* Data provided:
========
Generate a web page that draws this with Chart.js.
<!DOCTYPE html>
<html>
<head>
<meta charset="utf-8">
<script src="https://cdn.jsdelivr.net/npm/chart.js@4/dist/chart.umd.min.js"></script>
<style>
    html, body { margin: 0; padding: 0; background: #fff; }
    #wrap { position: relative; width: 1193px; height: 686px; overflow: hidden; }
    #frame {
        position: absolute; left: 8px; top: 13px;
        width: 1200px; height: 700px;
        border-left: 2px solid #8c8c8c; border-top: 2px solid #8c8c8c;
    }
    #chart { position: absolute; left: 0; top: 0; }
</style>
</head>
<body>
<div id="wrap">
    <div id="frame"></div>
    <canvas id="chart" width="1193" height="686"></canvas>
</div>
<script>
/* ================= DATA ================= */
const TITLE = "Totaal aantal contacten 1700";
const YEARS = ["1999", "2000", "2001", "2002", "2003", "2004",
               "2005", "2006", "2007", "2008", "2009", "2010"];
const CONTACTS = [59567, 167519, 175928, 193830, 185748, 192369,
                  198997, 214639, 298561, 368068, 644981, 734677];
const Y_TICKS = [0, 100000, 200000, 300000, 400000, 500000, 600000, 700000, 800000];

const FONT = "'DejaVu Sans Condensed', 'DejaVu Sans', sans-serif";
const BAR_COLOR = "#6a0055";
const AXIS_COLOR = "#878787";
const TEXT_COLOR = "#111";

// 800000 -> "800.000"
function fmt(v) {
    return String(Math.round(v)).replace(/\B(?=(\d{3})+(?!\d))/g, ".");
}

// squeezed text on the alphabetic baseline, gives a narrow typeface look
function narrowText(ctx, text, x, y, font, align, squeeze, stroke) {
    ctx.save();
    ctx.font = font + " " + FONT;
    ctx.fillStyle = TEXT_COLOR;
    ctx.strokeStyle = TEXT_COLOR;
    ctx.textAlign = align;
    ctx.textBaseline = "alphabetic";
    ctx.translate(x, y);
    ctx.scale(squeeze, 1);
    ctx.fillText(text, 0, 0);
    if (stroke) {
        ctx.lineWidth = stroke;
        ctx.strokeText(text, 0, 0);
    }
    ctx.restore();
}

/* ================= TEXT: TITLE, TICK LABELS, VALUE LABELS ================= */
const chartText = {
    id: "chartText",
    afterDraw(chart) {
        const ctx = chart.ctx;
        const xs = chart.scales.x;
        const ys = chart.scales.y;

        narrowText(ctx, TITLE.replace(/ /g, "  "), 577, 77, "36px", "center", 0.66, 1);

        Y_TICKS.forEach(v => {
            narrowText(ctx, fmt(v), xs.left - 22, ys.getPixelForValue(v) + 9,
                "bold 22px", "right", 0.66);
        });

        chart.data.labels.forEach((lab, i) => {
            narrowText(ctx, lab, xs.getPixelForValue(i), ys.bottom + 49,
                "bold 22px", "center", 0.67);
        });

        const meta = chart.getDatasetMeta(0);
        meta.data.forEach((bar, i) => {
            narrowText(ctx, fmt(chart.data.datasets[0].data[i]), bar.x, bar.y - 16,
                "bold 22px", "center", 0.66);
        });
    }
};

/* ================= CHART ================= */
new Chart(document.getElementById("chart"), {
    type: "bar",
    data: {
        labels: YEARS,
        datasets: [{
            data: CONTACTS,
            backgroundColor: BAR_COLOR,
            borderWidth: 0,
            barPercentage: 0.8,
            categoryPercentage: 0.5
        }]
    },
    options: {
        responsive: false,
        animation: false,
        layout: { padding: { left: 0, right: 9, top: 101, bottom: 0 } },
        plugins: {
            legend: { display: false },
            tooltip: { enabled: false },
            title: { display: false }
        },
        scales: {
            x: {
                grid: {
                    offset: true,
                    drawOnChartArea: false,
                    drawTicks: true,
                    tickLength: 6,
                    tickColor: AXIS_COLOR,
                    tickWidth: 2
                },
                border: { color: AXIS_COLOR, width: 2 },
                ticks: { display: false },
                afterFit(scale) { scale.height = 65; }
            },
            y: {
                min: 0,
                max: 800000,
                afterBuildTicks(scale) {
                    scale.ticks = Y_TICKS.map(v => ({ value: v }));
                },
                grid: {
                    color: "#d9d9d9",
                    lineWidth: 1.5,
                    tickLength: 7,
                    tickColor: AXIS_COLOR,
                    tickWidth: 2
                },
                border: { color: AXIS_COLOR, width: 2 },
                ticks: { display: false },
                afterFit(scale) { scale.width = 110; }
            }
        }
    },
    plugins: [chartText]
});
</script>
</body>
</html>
========
* Goal: All the data must be duplicated exactly, with nothing added or removed.

* Answer to the task:
Generate a web page that draws this with Chart.js.
<!DOCTYPE html>
<html>
<head>
<meta charset="utf-8">
<script src="https://cdn.jsdelivr.net/npm/chart.js@4/dist/chart.umd.min.js"></script>
<style>
    html, body { margin: 0; padding: 0; background: #fff; }
    #wrap { position: relative; width: 1193px; height: 686px; overflow: hidden; }
    #frame {
        position: absolute; left: 8px; top: 13px;
        width: 1200px; height: 700px;
        border-left: 2px solid #8c8c8c; border-top: 2px solid #8c8c8c;
    }
    #chart { position: absolute; left: 0; top: 0; }
</style>
</head>
<body>
<div id="wrap">
    <div id="frame"></div>
    <canvas id="chart" width="1193" height="686"></canvas>
</div>
<script>
/* ================= DATA ================= */
const TITLE = "Totaal aantal contacten 1700";
const YEARS = ["1999", "2000", "2001", "2002", "2003", "2004",
               "2005", "2006", "2007", "2008", "2009", "2010"];
const CONTACTS = [59567, 167519, 175928, 193830, 185748, 192369,
                  198997, 214639, 298561, 368068, 644981, 734677];
const Y_TICKS = [0, 100000, 200000, 300000, 400000, 500000, 600000, 700000, 800000];

const FONT = "'DejaVu Sans Condensed', 'DejaVu Sans', sans-serif";
const BAR_COLOR = "#6a0055";
const AXIS_COLOR = "#878787";
const TEXT_COLOR = "#111";

// 800000 -> "800.000"
function fmt(v) {
    return String(Math.round(v)).replace(/\B(?=(\d{3})+(?!\d))/g, ".");
}

// squeezed text on the alphabetic baseline, gives a narrow typeface look
function narrowText(ctx, text, x, y, font, align, squeeze, stroke) {
    ctx.save();
    ctx.font = font + " " + FONT;
    ctx.fillStyle = TEXT_COLOR;
    ctx.strokeStyle = TEXT_COLOR;
    ctx.textAlign = align;
    ctx.textBaseline = "alphabetic";
    ctx.translate(x, y);
    ctx.scale(squeeze, 1);
    ctx.fillText(text, 0, 0);
    if (stroke) {
        ctx.lineWidth = stroke;
        ctx.strokeText(text, 0, 0);
    }
    ctx.restore();
}

/* ================= TEXT: TITLE, TICK LABELS, VALUE LABELS ================= */
const chartText = {
    id: "chartText",
    afterDraw(chart) {
        const ctx = chart.ctx;
        const xs = chart.scales.x;
        const ys = chart.scales.y;

        narrowText(ctx, TITLE.replace(/ /g, "  "), 577, 77, "36px", "center", 0.66, 1);

        Y_TICKS.forEach(v => {
            narrowText(ctx, fmt(v), xs.left - 22, ys.getPixelForValue(v) + 9,
                "bold 22px", "right", 0.66);
        });

        chart.data.labels.forEach((lab, i) => {
            narrowText(ctx, lab, xs.getPixelForValue(i), ys.bottom + 49,
                "bold 22px", "center", 0.67);
        });

        const meta = chart.getDatasetMeta(0);
        meta.data.forEach((bar, i) => {
            narrowText(ctx, fmt(chart.data.datasets[0].data[i]), bar.x, bar.y - 16,
                "bold 22px", "center", 0.66);
        });
    }
};

/* ================= CHART ================= */
new Chart(document.getElementById("chart"), {
    type: "bar",
    data: {
        labels: YEARS,
        datasets: [{
            data: CONTACTS,
            backgroundColor: BAR_COLOR,
            borderWidth: 0,
            barPercentage: 0.8,
            categoryPercentage: 0.5
        }]
    },
    options: {
        responsive: false,
        animation: false,
        layout: { padding: { left: 0, right: 9, top: 101, bottom: 0 } },
        plugins: {
            legend: { display: false },
            tooltip: { enabled: false },
            title: { display: false }
        },
        scales: {
            x: {
                grid: {
                    offset: true,
                    drawOnChartArea: false,
                    drawTicks: true,
                    tickLength: 6,
                    tickColor: AXIS_COLOR,
                    tickWidth: 2
                },
                border: { color: AXIS_COLOR, width: 2 },
                ticks: { display: false },
                afterFit(scale) { scale.height = 65; }
            },
            y: {
                min: 0,
                max: 800000,
                afterBuildTicks(scale) {
                    scale.ticks = Y_TICKS.map(v => ({ value: v }));
                },
                grid: {
                    color: "#d9d9d9",
                    lineWidth: 1.5,
                    tickLength: 7,
                    tickColor: AXIS_COLOR,
                    tickWidth: 2
                },
                border: { color: AXIS_COLOR, width: 2 },
                ticks: { display: false },
                afterFit(scale) { scale.width = 110; }
            }
        }
    },
    plugins: [chartText]
});
</script>
</body>
</html>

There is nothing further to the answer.